Kids spend around six hours of their day at school. Some even come home with homework and spend more time learning. That is all good and kids should be encouraged to learn as much as possible, especially as their brains are like sponges. However, you don’t want to overload them and want them to play and have fun when at home. But why does playing and having fun mean that they can’t still be learning at the same time. We love educational toys and games in our house, especially ones everyone can join in with and where the kids can learn something new without knowing it.
At the moment, the biggest educational toy seems to be coding toys and I must admit we do have some. But whilst coding is important for kids to learn, and it will just get bigger and bigger, we can’t all be coders and kids need to learn other things. When I was growing up electronics kits were the all rage but could be quite tricky with stripping wires and soldering to circuit boards. So when we were asked to try out the Hot Wires Electronics Set from John Adams we were delighted to give it a go.
The Hot Wires set is vastly different from the electronics sets that I remember. Hot Wires is all plug and play, no wires to strip or solder, just snap the components together to build your circuit. The snap together components make is so much easier for little hands to build fully working circuits independently. The Hot Wires set allows you to create circuits such as a lie detector, burglar alarm, spinning disk and plenty more.
The Hot Wires electronics set is a 67-piece set and comes with over 100 experiments and circuits to build involving light, sound and movement, supporting the National Curriculum. It is supplied with a 54-page full colour book of instructions to help build the circuits. Suitable for children ages 8+, it will help supplement what they learn at school.
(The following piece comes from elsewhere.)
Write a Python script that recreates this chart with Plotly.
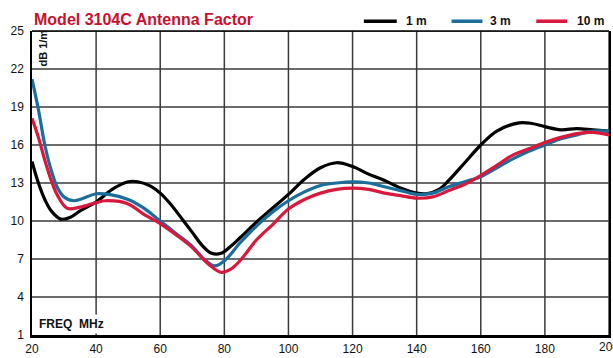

On opening the box, it was a delight to see that all the pieces where so well laid out. All the components are fitted into their individual slots so that you can see at a glance what pieces you have. It is a comprehensive kit with capacitors, resistors, transistors, diodes, bulbs, LEDs, IC units and more. With the box laid out as it is, you can see that all the components are there so when packing away you can easily make sure that you haven’t left anything out. The book also gives you a full list, with pictures, of each component and how many of each piece. All components are colour coded and numbered so that you can clearly match to the diagrams in the book.
With plenty of experiments in the book, 112 in total, there are plenty to go at. As it was the first foray into electronics for the kids we, of course, started at the beginning (although I did want to make a lie detector or burglar alarm). Four AA batteries, not supplied, are needed to power the circuits so we made sure we had a fresh pack before starting.
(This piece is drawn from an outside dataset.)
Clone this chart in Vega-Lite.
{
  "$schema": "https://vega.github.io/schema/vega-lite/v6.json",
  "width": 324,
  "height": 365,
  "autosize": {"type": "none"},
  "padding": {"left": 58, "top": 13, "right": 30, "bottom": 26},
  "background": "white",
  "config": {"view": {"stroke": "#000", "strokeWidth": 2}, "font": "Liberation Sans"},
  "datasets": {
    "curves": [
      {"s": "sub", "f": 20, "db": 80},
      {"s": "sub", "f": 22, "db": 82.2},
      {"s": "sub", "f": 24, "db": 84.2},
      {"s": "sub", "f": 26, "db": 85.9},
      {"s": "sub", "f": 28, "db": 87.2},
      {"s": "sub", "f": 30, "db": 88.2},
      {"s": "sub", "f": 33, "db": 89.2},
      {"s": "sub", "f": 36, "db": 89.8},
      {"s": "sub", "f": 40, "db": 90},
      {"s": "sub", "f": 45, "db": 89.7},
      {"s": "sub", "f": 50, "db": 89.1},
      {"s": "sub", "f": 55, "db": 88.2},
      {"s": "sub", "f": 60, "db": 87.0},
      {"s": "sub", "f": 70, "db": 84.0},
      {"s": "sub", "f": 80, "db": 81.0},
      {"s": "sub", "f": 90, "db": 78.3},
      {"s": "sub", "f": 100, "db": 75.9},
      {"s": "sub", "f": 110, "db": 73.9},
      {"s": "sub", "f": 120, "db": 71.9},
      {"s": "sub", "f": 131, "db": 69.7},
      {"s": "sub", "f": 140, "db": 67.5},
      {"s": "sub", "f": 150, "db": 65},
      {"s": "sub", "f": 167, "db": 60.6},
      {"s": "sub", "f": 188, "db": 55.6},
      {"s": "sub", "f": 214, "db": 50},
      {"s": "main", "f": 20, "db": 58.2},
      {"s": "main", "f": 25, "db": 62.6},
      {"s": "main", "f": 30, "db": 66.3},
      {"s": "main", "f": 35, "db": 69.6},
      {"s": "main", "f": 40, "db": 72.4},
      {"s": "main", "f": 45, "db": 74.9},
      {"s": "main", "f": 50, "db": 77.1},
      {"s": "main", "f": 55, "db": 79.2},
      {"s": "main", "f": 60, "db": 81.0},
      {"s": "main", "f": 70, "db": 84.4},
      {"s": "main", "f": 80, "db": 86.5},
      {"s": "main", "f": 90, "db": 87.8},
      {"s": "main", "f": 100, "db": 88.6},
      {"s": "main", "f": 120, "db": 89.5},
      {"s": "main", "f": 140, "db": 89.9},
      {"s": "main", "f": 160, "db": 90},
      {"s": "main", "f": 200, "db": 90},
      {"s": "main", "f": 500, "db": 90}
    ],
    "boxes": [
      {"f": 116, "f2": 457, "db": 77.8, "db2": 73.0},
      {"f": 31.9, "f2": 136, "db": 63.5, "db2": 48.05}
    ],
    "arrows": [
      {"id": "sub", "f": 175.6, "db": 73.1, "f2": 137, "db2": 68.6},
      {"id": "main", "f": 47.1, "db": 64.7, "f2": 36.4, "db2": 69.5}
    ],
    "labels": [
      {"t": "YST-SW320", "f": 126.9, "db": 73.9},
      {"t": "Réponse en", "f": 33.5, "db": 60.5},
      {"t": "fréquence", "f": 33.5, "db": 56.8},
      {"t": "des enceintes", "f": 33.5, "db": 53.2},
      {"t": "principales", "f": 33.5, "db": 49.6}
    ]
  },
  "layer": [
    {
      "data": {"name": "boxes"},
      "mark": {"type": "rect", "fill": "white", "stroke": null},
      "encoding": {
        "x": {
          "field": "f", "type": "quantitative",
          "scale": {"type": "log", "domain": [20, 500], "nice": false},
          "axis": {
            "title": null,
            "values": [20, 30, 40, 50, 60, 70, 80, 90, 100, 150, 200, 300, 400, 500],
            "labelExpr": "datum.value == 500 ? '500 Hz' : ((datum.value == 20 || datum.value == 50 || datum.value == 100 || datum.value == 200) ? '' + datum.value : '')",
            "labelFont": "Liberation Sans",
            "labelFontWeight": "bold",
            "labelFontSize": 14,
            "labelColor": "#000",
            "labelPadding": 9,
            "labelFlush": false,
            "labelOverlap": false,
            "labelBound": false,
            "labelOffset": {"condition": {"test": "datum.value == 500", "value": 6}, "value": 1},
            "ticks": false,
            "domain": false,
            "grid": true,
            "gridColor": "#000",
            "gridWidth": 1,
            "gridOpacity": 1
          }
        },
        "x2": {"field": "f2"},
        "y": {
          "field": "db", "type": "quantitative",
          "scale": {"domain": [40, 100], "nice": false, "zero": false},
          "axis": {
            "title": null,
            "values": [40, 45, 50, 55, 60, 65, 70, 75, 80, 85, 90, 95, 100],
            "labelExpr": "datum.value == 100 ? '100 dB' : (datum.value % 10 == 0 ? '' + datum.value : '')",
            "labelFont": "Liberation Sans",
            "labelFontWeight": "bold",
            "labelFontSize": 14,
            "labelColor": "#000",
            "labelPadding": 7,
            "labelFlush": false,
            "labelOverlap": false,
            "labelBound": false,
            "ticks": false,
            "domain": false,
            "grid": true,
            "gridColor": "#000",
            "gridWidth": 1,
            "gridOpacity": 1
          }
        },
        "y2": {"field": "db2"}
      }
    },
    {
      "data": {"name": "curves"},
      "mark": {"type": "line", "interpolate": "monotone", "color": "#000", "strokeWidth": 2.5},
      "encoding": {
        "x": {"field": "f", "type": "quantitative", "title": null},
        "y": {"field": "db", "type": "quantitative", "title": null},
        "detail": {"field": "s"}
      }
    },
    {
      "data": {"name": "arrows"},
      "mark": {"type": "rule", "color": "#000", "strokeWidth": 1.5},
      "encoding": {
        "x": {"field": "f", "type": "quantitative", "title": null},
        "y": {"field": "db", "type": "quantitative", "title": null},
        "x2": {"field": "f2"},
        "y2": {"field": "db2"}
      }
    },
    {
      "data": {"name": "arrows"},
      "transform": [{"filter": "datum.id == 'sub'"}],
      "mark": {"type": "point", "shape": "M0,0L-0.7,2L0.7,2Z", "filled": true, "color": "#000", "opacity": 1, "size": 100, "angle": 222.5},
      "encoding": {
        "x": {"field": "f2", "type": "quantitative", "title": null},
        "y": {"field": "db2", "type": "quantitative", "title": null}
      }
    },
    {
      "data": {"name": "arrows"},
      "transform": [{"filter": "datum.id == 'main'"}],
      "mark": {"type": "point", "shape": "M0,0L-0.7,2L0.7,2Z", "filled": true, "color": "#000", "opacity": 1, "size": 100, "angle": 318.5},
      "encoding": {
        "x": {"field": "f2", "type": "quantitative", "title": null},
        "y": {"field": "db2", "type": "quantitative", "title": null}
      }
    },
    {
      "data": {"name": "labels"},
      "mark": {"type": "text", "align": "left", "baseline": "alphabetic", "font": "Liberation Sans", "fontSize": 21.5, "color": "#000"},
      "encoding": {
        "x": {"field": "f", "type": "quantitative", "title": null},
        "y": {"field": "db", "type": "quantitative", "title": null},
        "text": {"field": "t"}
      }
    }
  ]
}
The first experiment is Making a Simple Circuit. This is something I do remember from school – using a switch to turn on/off a small light bulb. All the components are ‘snapped’ on to a plastic board (supplied) and then the components snapped onto each other. The kids found this easy to do and followed the simple illustrated picture diagram quite easily. By building a simple circuit and using the information in the book it shows how electricity flows and how opening or closing a circuit will give a result, in this case turning on or off the light.
As we have been working our way through the book, the experiments get slowly more complicated adding in resistors of varying strengths, different types of switches and sensors and even sounds. The favourite experiment the kids have completed so far is experiment 3 where they power a spinning disc causing it to fly up in the air.
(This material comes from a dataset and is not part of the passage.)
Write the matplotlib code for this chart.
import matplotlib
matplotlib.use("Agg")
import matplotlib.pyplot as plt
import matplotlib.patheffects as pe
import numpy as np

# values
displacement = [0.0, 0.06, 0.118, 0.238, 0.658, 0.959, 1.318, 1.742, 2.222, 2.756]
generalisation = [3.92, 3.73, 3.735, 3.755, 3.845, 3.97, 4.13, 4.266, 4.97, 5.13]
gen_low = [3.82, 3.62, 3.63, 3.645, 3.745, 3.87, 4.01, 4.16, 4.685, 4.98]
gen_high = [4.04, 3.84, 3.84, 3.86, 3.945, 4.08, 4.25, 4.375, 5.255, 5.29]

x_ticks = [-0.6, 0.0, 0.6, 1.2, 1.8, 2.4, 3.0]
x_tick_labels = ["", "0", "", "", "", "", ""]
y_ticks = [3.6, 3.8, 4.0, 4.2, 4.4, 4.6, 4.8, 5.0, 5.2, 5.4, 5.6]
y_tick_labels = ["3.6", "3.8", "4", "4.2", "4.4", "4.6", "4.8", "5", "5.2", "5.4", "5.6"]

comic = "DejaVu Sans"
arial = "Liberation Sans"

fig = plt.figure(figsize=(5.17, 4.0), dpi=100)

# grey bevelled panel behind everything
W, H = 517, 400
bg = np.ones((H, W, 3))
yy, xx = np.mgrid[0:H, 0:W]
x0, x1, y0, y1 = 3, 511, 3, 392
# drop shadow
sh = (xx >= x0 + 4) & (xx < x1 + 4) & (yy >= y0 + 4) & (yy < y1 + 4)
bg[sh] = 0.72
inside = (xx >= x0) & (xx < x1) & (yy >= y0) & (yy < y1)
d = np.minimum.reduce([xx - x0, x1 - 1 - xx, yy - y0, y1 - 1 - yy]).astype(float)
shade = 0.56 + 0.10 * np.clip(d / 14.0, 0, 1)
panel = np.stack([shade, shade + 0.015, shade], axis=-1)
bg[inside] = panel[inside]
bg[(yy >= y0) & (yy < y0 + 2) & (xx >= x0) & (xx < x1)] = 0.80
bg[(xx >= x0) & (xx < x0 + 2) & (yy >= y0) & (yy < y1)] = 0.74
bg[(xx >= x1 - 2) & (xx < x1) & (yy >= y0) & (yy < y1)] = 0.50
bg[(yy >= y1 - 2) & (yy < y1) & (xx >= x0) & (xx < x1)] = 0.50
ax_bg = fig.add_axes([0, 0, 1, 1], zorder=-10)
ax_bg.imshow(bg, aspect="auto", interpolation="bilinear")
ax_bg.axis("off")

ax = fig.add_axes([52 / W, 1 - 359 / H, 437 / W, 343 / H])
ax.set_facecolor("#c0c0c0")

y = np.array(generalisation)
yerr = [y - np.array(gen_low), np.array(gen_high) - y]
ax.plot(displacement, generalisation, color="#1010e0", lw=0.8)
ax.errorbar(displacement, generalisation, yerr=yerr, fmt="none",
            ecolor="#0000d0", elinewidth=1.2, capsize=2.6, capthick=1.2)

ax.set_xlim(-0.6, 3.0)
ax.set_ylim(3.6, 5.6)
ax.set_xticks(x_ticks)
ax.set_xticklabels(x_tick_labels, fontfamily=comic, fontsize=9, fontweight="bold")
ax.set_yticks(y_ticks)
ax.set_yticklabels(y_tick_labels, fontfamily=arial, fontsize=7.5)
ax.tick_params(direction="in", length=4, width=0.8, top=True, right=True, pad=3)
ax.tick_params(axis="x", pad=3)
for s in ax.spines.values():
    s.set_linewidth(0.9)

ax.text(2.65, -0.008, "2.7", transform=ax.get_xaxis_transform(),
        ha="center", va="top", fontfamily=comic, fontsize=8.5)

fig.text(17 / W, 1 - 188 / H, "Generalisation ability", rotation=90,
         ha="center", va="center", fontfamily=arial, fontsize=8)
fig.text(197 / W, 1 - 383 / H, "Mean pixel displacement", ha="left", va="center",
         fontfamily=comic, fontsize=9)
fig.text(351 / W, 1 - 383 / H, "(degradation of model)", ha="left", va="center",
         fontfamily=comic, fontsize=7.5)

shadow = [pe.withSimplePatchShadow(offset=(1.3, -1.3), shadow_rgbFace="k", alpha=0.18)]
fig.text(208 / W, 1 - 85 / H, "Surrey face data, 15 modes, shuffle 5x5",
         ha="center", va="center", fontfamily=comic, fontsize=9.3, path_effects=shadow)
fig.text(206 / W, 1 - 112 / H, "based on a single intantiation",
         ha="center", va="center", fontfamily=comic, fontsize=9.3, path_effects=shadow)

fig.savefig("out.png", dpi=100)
As the book continues the experiments become more than simple circuits with the addition of sound IC units for burglar alarms and lie detectors (requires moisture on a sensor) and light sensitive photo resistor. Will this kit you can even create logic circuits, introducing binary and how computers work. I am really impressed with as how you progress through the book the experiments get more challenging, adding in new components and more complicated designs. The sees circuits go from a switch to circuits activated by touch, noise, water and light giving results in sirens, flashing lights, flying discs and even sound effects.
Understanding electronics is a vital part of children’s scientific education but this set teaches more than that. It also helps with problem solving, critical and logic thinking when something doesn’t work as it should – where did we go wrong and what can we do to fix it. It also teaches patience, being meticulous, how to read and follow diagrams and instructions, and having a clear thought process.
Overall, the Hot Wires Electronics Set is an excellent kit. The snap together pieces are the perfect introduction in electronics. It removes the frustration of wire stripping and soldering or twisting bare wires onto boards and components. It will give children the basic tools to understand how circuits and electricity work in simple form, giving them the confidence to move up to using printed circuit boards and the delicate components to build a real circuit board.
The entire set is just quality. The components feel tough and durable, and are not flimsy so will stand up to being snapped together and unsnapped for a long time.
The experiments in the book are really fun and do encourage children to learn in a fun way. With making Morse Code generators, simple radio sets, flashing lamps etc. there is a lot to do and enjoy. I have loved helping the kids with the experiments and, I must admit, to doing a few whilst they haven’t been around (it is quite interesting and you’re never too old to learn).
If you want to help further your children’s education at home then Hot Wires is the perfect set to encourage their scientific learning. Who knows, you may just find that you have a budding electrical engineer in the house.
Definitely worth 5 stars for ease of use, quality, durability, educational and fun value.